Le Procès Goldman de Cédric Kahn

Les faits 

Le 19 décembre 1969, une pharmacie située Boulevard Richard-Lenoir à Paris est la scène d’un double homicide. Tout accuse alors Pierre Goldman : révolutionnaire, inculpé dans de nombreux braquages, et curieusement dans le quartier au moment des faits. Il est alors condamné. En prison, il écrit un livre : “Souvenirs obscurs d’un juif polonais né en France” . Son livre est alors très bien reçu par la critique et la gauche intellectuelle de l’époque : Sartre, Simone Signoret, Simone de de Beauvoir s’emparent alors de ce cas. Le procès est médiatisé entraînant un second appel à la Cour, en 1975, soit six ans après les faits. Les cartes sont redistribuées, Pierre Goldman a obtenu du soutien de sa famille politique et des intellectuels, et apparaît à la Cour comme un homme déterminé a clamé son innocence. 

Le Procès Goldman : un huit-clos sous tension 

Cédric Kahn s’intéresse donc à ce deuxième procès en plongeant le spectateur dès les premières minutes dans une lettre houleuse de Goldman à son avocat, Maître Kiejman. Il est question de rivalités de deux jeunes hommes juifs de pouvoirs, de familles polonaises, aux ambitions différentes. Ce deuxième procès s’amorce donc dans une totale connaissance des frictions entre ces deux hommes, nous laissant entrevoir l’ombre des enjeux de pouvoirs sur des tableaux bien différents. L’effet miroir de ces deux hommes est par ailleurs représenté par un Goldman en hauteur, mais dans une cage, et Kiejman emprunté, mais libre. 

Arthur Harari en Maître Kiejman ©

L’effet de tension arrive également par la recherche de la vérité tout au long de ces deux heures de film. Sur des éléments tangibles ou intangibles, les langues se délient, les témoignages s’affirment comme se décousent.
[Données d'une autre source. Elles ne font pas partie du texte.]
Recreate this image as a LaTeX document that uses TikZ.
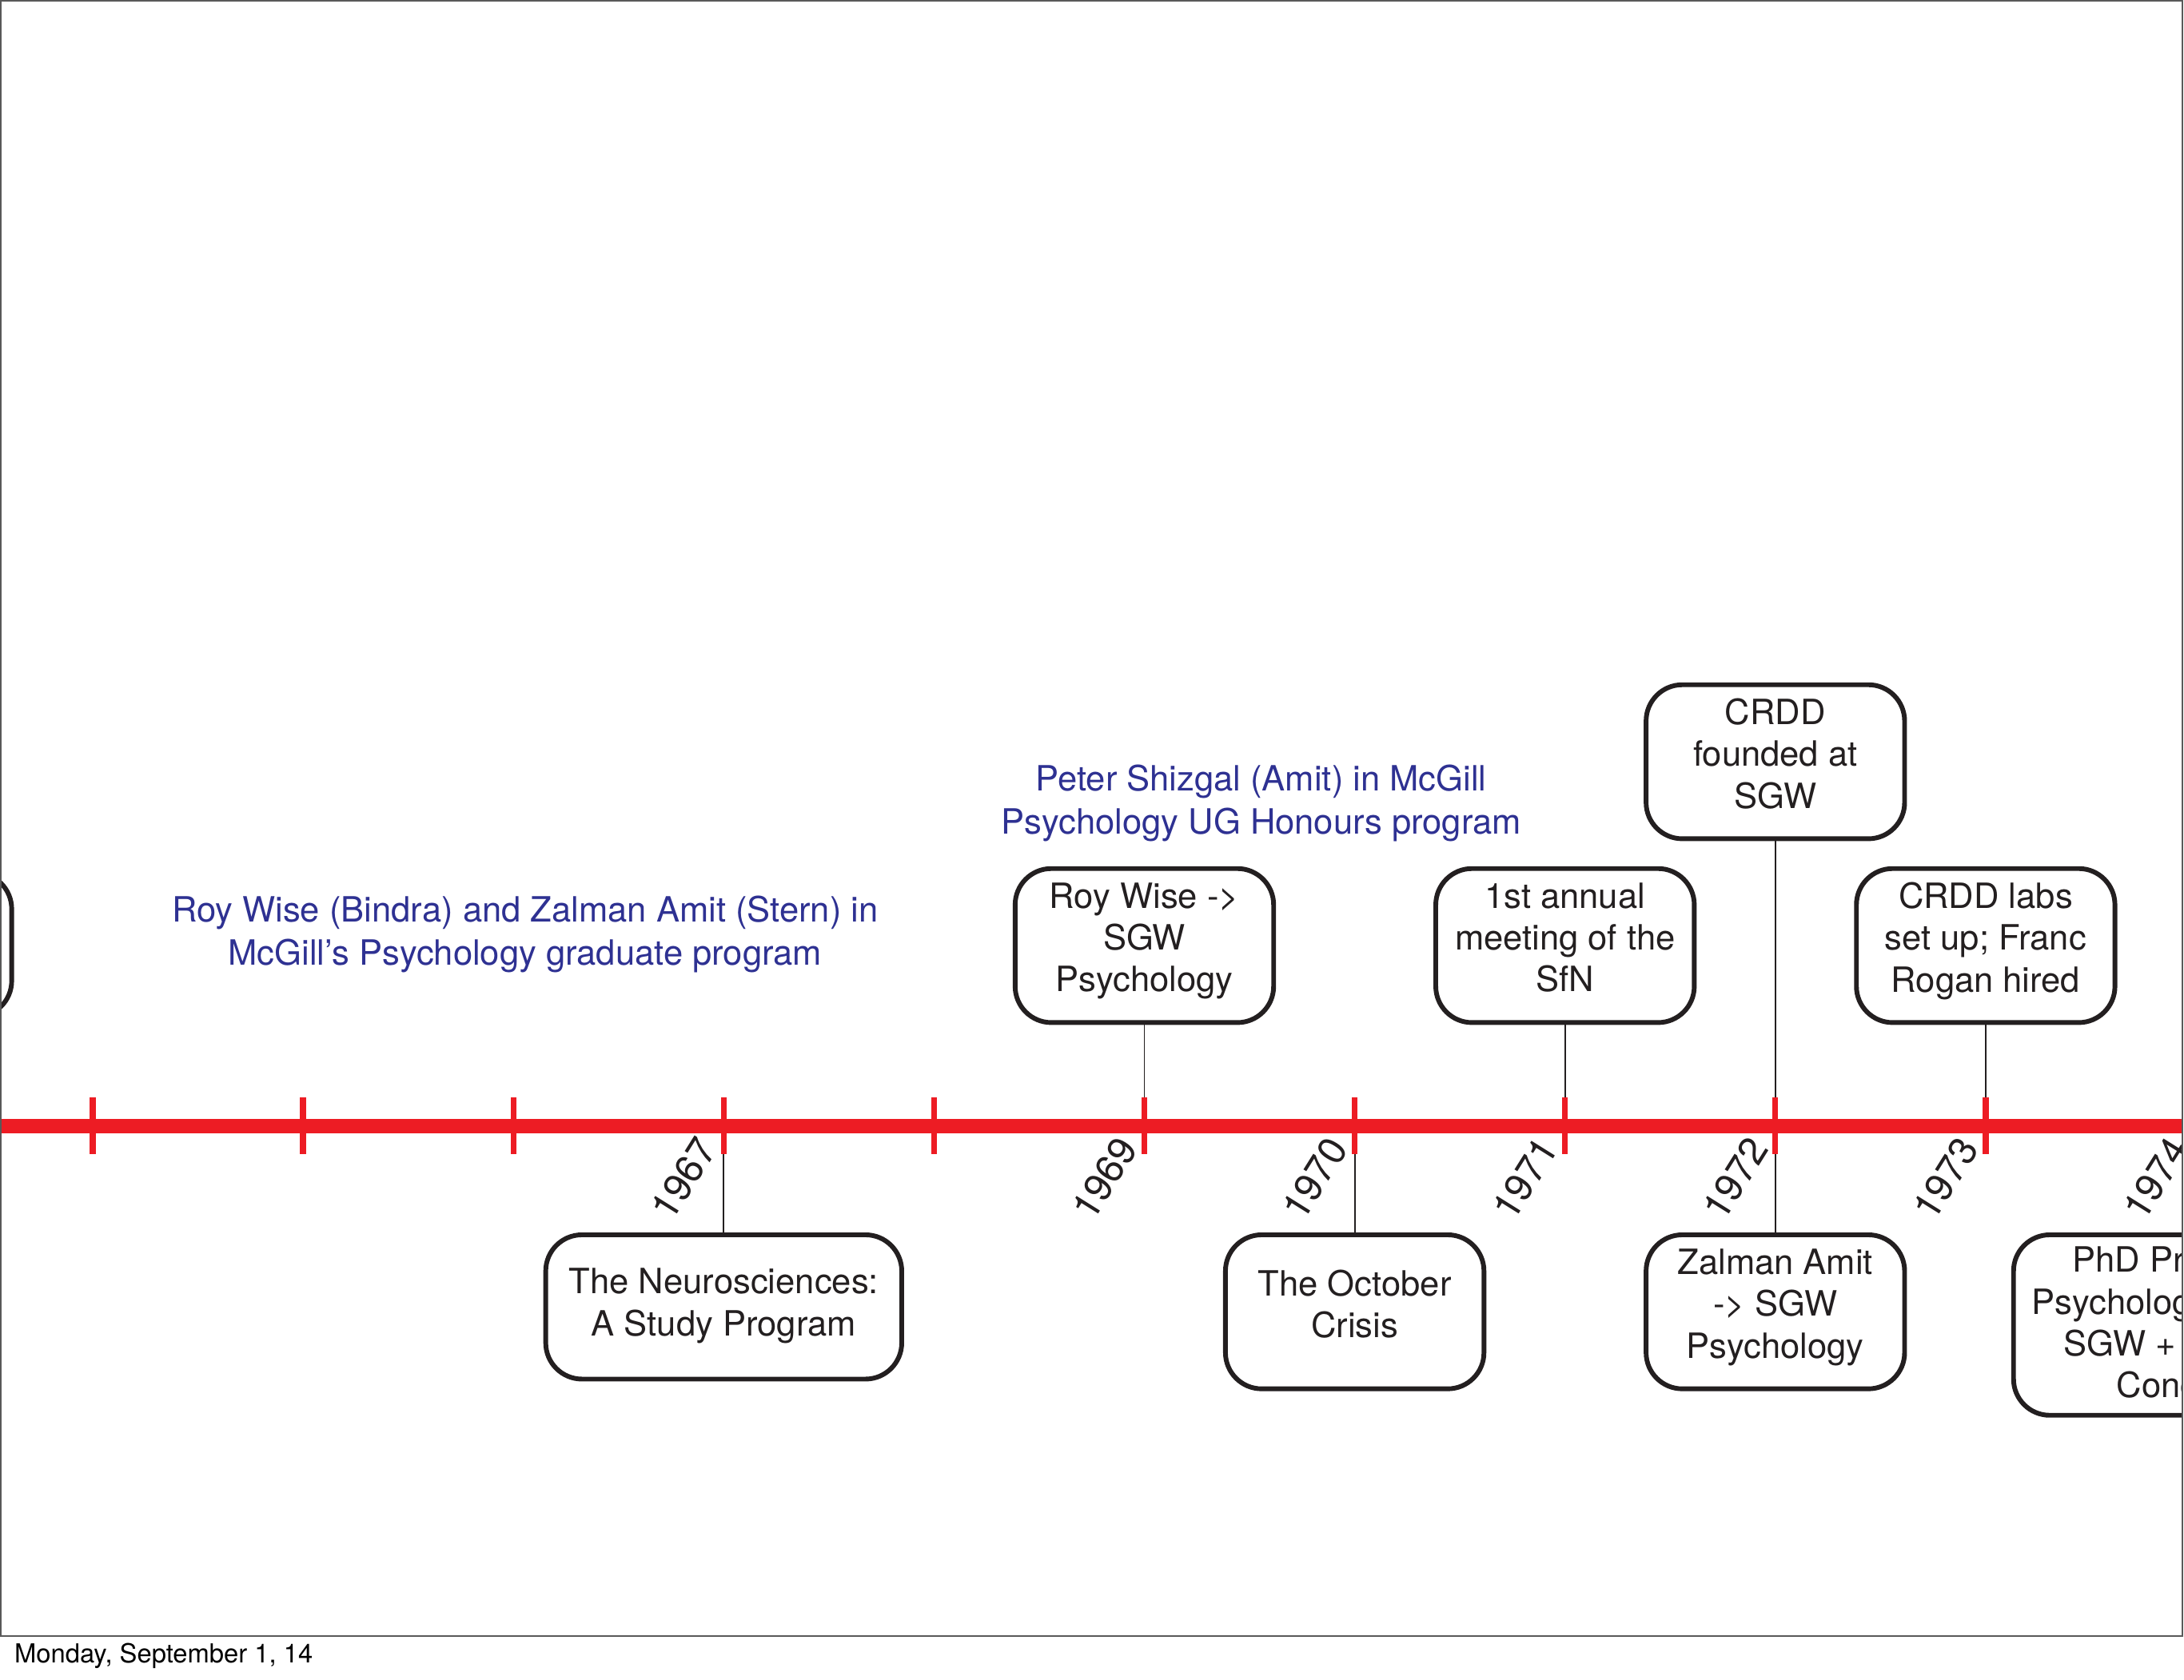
\documentclass[tikz,border=0pt]{standalone}
\usepackage{fontspec}
\setmainfont{TeX Gyre Heros}
\usepackage{xcolor}
\definecolor{lineRed}{RGB}{237,28,36}
\definecolor{noteBlue}{RGB}{46,49,146}
\definecolor{boxInk}{RGB}{35,31,32}
\tikzstyle{event} = [rectangle, rounded corners = 13pt, draw = boxInk, line width = 1.7pt, fill = white, align = center, inner sep = 0pt, text depth = 6pt, minimum width = 92.8pt, minimum height = 55.3pt, text = boxInk, font = \fontsize{12.5}{15}\selectfont]
\tikzstyle{stem} = [draw = boxInk, line width = 0.55pt]
\tikzstyle{timeline} = [draw = lineRed, line width = 5.1pt]
\tikzstyle{tick} = [draw = lineRed, line width = 2.1pt]
\tikzstyle{year} = [anchor = east, rotate = 58, inner sep = 0pt, text = boxInk, font = \fontsize{14}{14}\selectfont]
\tikzstyle{note} = [align = center, inner sep = 0pt, text = noteBlue, font = \fontsize{12.5}{15.5}\selectfont]

\begin{document}
\begin{tikzpicture}[x = 0.5pt, y = -0.5pt]
            \useasboundingbox (0, 0) rectangle (1568, 1206.4);
            \begin{scope}
            \clip (0, 0) rectangle (1567, 1175);
            \foreach \yr in {1963, ..., 1974}
                \coordinate (t\yr) at ({972.6 + 151*(\yr - 1970)}, 808.5);
            % boxes above the line
            \node (early) at (-84.4, 678.5) [event, minimum height = 51.8pt] {};
            \node (wise) at (821.6, 679) [event] {Roy Wise ->\\SGW\\Psychology};
            \node (sfn) at (1123.6, 679) [event] {1st annual\\meeting of the\\SfN};
            \node (crdd) at (1274.6, 547) [event] {CRDD\\founded at\\SGW};
            \node (labs) at (1425.6, 679) [event] {CRDD labs\\set up; Franc\\Rogan hired};
            % boxes below the line
            \node (neuro) at (519.6, 938.5) [event, text depth = 3.5pt, minimum width = 127.8pt, minimum height = 51.8pt] {The Neurosciences:\\A Study Program};
            \node (october) at (972.6, 942) [event] {The October\\Crisis};
            \node (zalman) at (1274.6, 942) [event] {Zalman Amit\\-> SGW\\Psychology};
            \node (phd) at (1576.6, 951.5) [event, text depth = 2pt, minimum width = 131pt, minimum height = 64.8pt] {PhD Pr\phantom{ogram in}\\Psycholog\phantom{y begins at}\\SGW +\phantom{ Loyola ->}\\Conc\phantom{ordia}};
            \draw [stem] (early) -- (t1963);
            \draw [stem] (wise) -- (t1969);
            \draw [stem] (sfn) -- (t1971);
            \draw [stem] (crdd) -- (zalman);
            \draw [stem] (labs) -- (t1973);
            \draw [stem] (t1967) -- (neuro);
            \draw [stem] (t1970) -- (october);
            \draw [stem] (t1974) -- (phd);
            \draw [timeline] (t1963) -- (t1974);
            \foreach \yr in {1963, ..., 1974}
                \draw [tick] (t\yr) ++(0, -20.5) -- ++(0, 41);
            \foreach \yr in {1967, 1969, 1970, 1971, 1972, 1973, 1974}
                \node (y\yr) at ({960.6 + 151*(\yr - 1970)}, 819.5) [year] {\yr};
            \node (gradnote) at (377, 671) [note] {Roy Wise (Bindra) and Zalman Amit (Stern) in\\McGill’s Psychology graduate program};
            \node (ugnote) at (905.5, 577) [note] {Peter Shizgal (Amit) in McGill\\Psychology UG Honours program};
            \end{scope}
            \draw [black!65, line width = 0.5pt] (0.5, 0.5) rectangle (1567, 1175);
            \node (date) at (10, 1189) [anchor = west, inner sep = 0pt, font = \fontsize{9.4}{11}\selectfont] {Monday, September 1, 14};
        \end{tikzpicture}
\end{document}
Chaque personnage est moteur de la vérité, mais comment s’assurer que le fondement même de cette vérité n’est pas assuré par une croyance plus profonde ? À force de se persuader d’un fait : n’en devient-il pas concret ? Comment savoir, alors, si les témoins n’ont pas cristallisé une erreur, une interprétation, ou usé de leur propre opinion… L’idée d’un racisme ambiant pèse ainsi dans la Cour, embourbant le procès aux yeux de tous. 

Pierre Goldman : un héro troublé 

Par delà le procès, on s’intéresse aussi à l’homme. Qui est Pierre Goldman ? Est-il le sauveur ou le bourreau ? L’intellectuel auréolé des sachants de l’époque ou le brigand aux méfaits reconnus ? Cédric Kahn porte alors un regard horizontal sur cette personnalité ambiguë, dont le passé trouble ne permet pas de distinguer clairement l’innocence ou la culpabilité. Aucune preuve : seulement des mots. Et Goldman en est maître : “Je suis né et mort en 1944” décrie-t-il alors. Les regards et la posture d’Arieh Worthalter sont raides, bruts, et les punchlines sont transgressives. C’est un procès de mots, utilisés comme des armes avec trois protagonistes clés : Pierre Goldman en accusé, Maître Keijman à la défense et Maître Garaud en opposant. 

L’histoire interroge donc par delà l’histoire de Pierre Goldman le rôle de la Justice et le poids des témoins. Peut-on confier la vie d’un Homme aux mains de ses semblables, dont on ne connaît pas les fins ? À voir.